- [DATASET RECORDS]
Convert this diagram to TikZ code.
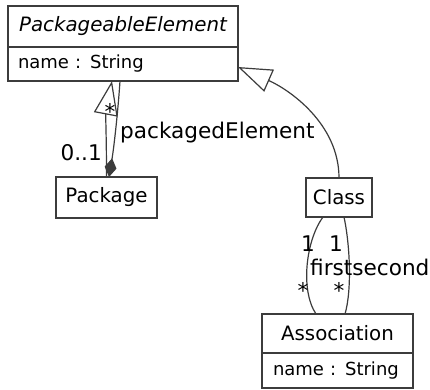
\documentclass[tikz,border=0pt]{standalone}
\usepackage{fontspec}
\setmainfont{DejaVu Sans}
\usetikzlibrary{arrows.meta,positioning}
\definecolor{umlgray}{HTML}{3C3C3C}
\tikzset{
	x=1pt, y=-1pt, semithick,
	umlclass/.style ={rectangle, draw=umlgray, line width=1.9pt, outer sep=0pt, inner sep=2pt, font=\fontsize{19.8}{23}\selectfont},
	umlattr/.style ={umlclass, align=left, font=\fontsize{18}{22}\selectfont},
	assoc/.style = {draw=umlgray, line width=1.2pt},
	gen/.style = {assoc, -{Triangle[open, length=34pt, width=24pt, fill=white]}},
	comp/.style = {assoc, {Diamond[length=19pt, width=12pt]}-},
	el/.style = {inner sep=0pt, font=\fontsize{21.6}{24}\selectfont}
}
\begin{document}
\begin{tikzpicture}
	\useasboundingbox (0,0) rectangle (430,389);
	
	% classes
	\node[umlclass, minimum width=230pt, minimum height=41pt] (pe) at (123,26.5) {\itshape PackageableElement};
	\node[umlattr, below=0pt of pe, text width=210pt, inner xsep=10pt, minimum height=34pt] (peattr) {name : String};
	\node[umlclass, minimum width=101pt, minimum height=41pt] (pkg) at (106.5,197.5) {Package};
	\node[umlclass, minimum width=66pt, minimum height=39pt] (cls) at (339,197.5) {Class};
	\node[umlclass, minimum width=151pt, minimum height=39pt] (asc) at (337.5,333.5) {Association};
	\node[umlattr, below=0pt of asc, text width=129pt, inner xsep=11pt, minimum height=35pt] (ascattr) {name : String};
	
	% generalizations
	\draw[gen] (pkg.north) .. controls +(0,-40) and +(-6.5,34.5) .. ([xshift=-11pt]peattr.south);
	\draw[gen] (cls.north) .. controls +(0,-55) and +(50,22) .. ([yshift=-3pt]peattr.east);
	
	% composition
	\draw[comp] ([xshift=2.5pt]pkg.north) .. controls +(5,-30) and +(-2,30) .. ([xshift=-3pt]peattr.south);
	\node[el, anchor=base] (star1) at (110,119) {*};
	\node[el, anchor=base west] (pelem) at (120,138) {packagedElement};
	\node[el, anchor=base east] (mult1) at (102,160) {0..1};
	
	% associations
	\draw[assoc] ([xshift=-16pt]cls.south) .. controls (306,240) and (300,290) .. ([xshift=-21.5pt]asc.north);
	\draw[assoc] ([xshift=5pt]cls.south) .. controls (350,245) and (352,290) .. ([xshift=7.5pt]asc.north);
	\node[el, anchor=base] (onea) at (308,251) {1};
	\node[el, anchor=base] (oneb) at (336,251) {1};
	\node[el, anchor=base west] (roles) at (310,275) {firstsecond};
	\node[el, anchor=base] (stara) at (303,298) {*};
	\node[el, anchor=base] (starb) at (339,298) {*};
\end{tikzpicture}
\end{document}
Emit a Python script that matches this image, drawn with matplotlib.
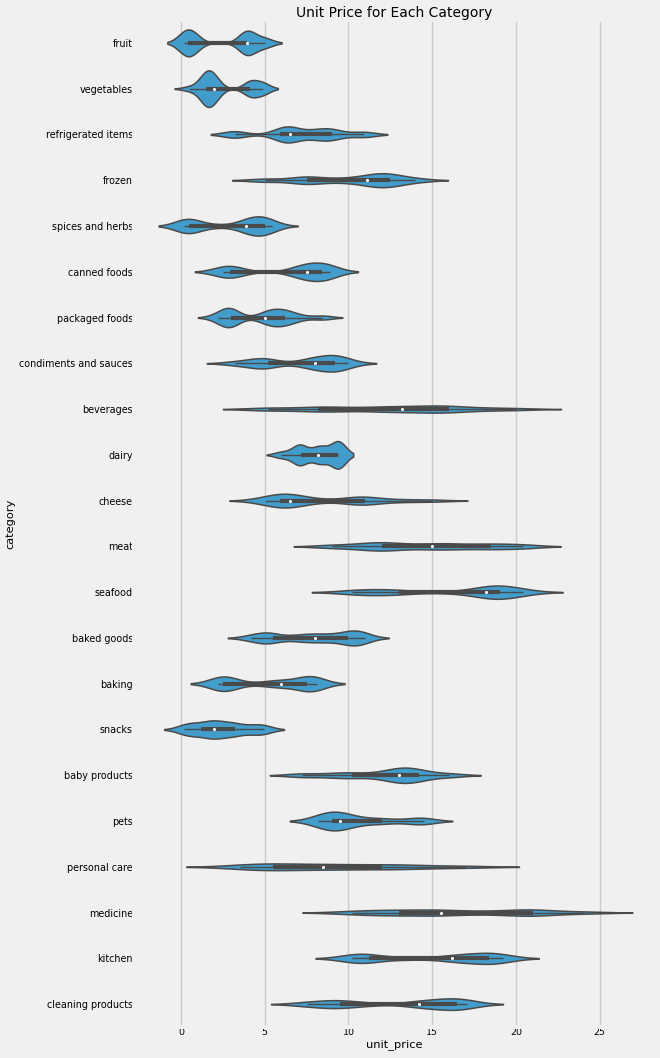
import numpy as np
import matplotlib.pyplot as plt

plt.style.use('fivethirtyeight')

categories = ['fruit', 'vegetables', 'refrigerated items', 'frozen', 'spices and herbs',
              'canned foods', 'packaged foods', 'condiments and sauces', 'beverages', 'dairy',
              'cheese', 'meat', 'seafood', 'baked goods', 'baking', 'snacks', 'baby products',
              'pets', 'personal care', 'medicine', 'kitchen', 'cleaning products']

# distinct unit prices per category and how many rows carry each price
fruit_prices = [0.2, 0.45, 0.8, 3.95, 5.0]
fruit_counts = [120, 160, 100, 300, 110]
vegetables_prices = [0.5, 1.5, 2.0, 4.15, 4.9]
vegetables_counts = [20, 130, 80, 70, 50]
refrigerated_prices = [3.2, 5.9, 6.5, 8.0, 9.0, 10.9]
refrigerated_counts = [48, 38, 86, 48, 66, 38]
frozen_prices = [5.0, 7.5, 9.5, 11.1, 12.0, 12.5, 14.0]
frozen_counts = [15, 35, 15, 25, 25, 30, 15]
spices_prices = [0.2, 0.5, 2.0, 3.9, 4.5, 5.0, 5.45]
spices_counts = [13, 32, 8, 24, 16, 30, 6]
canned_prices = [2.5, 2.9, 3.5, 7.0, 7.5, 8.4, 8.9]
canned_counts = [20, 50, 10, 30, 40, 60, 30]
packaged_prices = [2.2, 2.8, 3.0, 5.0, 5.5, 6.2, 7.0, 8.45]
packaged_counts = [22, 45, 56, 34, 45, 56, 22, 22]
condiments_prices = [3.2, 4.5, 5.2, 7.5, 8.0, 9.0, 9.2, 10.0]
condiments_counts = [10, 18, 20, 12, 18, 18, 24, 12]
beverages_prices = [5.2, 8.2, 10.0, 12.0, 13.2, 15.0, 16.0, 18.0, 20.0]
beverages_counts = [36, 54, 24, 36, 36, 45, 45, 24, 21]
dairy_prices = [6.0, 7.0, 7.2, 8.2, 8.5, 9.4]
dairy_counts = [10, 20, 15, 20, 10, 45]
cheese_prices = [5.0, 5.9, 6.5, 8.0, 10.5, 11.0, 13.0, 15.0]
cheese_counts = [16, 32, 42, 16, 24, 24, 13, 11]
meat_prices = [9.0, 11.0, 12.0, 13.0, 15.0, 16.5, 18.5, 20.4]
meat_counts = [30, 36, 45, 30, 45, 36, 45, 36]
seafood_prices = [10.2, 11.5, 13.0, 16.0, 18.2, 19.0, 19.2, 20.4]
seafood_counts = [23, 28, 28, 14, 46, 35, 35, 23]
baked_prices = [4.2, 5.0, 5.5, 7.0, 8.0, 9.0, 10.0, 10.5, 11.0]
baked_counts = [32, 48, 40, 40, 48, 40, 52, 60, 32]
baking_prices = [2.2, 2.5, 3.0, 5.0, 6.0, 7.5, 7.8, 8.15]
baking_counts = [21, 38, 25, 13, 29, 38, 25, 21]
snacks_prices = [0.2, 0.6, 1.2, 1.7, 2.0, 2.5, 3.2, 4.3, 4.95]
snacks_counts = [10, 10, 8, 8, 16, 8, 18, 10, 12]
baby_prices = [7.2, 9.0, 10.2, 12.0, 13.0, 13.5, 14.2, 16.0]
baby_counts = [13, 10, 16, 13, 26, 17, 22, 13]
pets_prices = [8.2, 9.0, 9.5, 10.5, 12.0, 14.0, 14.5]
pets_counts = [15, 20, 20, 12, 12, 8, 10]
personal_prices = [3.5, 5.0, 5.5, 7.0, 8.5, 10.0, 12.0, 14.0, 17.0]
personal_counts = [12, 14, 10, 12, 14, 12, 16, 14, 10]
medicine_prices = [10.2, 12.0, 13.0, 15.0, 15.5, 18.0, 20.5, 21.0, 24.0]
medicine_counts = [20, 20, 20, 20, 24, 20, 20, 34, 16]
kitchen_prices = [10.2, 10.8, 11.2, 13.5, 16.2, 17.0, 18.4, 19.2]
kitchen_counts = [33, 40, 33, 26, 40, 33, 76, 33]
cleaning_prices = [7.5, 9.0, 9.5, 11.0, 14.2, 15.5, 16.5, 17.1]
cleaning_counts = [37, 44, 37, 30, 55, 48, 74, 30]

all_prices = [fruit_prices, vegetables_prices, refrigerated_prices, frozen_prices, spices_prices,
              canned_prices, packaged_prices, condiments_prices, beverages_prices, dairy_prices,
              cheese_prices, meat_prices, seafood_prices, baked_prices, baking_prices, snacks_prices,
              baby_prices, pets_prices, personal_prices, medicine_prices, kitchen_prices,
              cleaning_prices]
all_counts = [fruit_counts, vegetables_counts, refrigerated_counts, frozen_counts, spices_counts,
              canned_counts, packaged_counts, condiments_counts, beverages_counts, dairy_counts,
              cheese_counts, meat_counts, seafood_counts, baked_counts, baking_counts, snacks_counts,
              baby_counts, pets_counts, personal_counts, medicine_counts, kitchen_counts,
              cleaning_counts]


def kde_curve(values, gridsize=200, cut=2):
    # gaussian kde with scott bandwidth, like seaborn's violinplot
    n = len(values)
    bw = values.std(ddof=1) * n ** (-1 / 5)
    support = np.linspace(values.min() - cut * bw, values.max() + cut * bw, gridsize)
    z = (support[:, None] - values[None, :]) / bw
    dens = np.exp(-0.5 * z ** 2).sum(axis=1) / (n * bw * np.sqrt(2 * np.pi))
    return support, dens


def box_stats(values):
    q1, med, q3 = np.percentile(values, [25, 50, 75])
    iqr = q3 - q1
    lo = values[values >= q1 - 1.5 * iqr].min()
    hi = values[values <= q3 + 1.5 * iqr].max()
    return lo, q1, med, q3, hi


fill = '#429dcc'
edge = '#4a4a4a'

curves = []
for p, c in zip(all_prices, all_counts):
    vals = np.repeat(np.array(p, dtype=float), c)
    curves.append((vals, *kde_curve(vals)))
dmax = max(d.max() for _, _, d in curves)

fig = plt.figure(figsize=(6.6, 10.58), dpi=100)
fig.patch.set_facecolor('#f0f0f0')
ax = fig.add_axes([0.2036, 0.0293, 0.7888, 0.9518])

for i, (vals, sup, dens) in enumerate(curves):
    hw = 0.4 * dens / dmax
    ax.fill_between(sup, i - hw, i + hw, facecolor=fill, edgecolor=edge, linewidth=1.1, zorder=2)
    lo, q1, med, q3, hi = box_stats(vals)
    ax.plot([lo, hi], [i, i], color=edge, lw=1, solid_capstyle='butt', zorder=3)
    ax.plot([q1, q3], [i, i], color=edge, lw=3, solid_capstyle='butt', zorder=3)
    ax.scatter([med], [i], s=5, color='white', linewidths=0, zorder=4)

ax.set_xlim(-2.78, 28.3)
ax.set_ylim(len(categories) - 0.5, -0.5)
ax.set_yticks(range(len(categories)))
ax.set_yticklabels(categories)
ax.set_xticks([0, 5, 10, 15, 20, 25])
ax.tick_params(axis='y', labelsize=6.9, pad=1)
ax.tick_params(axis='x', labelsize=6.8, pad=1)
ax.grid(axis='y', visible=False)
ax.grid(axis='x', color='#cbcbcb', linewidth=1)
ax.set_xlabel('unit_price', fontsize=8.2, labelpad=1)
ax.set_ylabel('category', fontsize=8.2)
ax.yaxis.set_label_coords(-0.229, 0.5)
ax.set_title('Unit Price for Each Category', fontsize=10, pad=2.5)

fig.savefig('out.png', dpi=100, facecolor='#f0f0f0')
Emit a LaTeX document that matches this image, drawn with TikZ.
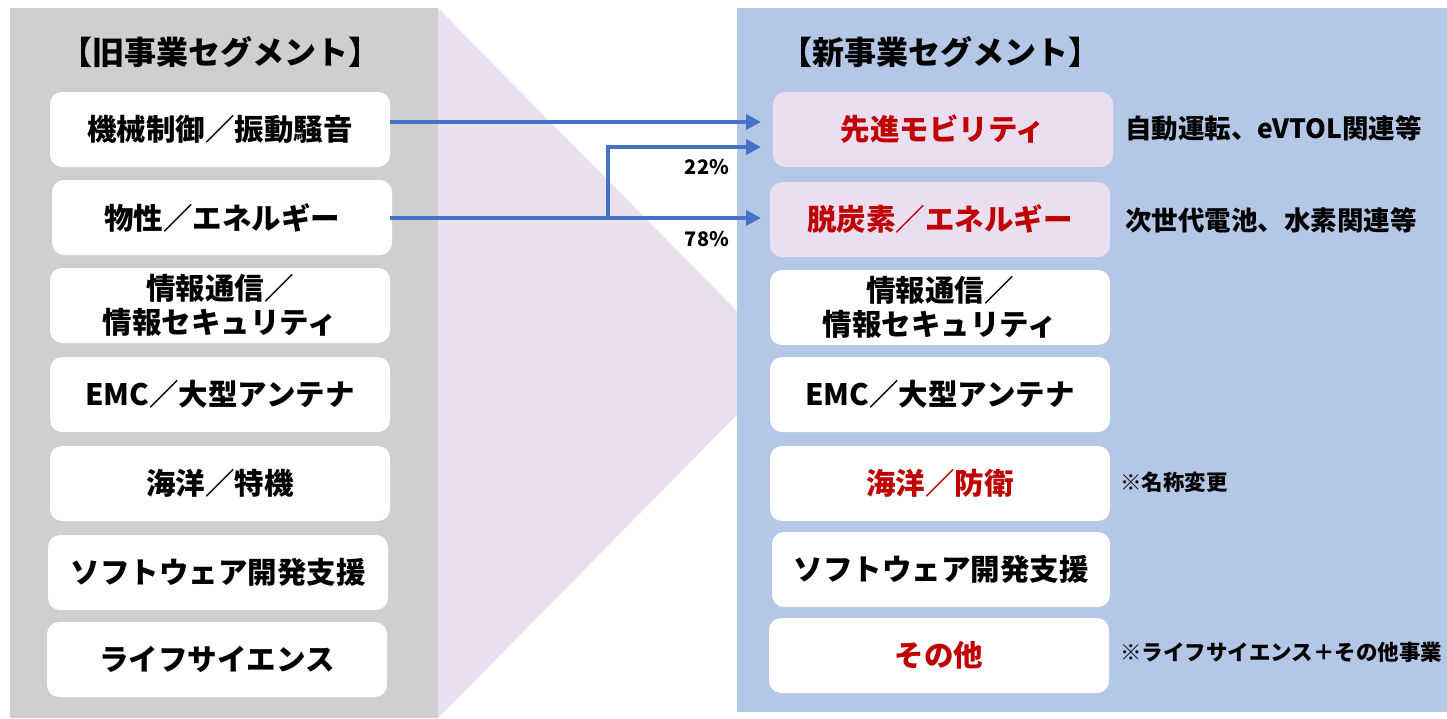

- [WHAT THE TASK ASKS]
Repeat only the lines between the top of the entries above and the line containing "anchor=base east] (mult1)", both ends included, without the pictures.

- [RESULT OF THE TASK]
Convert this diagram to TikZ code.
\documentclass[tikz,border=0pt]{standalone}
\usepackage{fontspec}
\setmainfont{DejaVu Sans}
\usetikzlibrary{arrows.meta,positioning}
\definecolor{umlgray}{HTML}{3C3C3C}
\tikzset{
	x=1pt, y=-1pt, semithick,
	umlclass/.style ={rectangle, draw=umlgray, line width=1.9pt, outer sep=0pt, inner sep=2pt, font=\fontsize{19.8}{23}\selectfont},
	umlattr/.style ={umlclass, align=left, font=\fontsize{18}{22}\selectfont},
	assoc/.style = {draw=umlgray, line width=1.2pt},
	gen/.style = {assoc, -{Triangle[open, length=34pt, width=24pt, fill=white]}},
	comp/.style = {assoc, {Diamond[length=19pt, width=12pt]}-},
	el/.style = {inner sep=0pt, font=\fontsize{21.6}{24}\selectfont}
}
\begin{document}
\begin{tikzpicture}
	\useasboundingbox (0,0) rectangle (430,389);
	
	% classes
	\node[umlclass, minimum width=230pt, minimum height=41pt] (pe) at (123,26.5) {\itshape PackageableElement};
	\node[umlattr, below=0pt of pe, text width=210pt, inner xsep=10pt, minimum height=34pt] (peattr) {name : String};
	\node[umlclass, minimum width=101pt, minimum height=41pt] (pkg) at (106.5,197.5) {Package};
	\node[umlclass, minimum width=66pt, minimum height=39pt] (cls) at (339,197.5) {Class};
	\node[umlclass, minimum width=151pt, minimum height=39pt] (asc) at (337.5,333.5) {Association};
	\node[umlattr, below=0pt of asc, text width=129pt, inner xsep=11pt, minimum height=35pt] (ascattr) {name : String};
	
	% generalizations
	\draw[gen] (pkg.north) .. controls +(0,-40) and +(-6.5,34.5) .. ([xshift=-11pt]peattr.south);
	\draw[gen] (cls.north) .. controls +(0,-55) and +(50,22) .. ([yshift=-3pt]peattr.east);
	
	% composition
	\draw[comp] ([xshift=2.5pt]pkg.north) .. controls +(5,-30) and +(-2,30) .. ([xshift=-3pt]peattr.south);
	\node[el, anchor=base] (star1) at (110,119) {*};
	\node[el, anchor=base west] (pelem) at (120,138) {packagedElement};
	\node[el, anchor=base east] (mult1) at (102,160) {0..1};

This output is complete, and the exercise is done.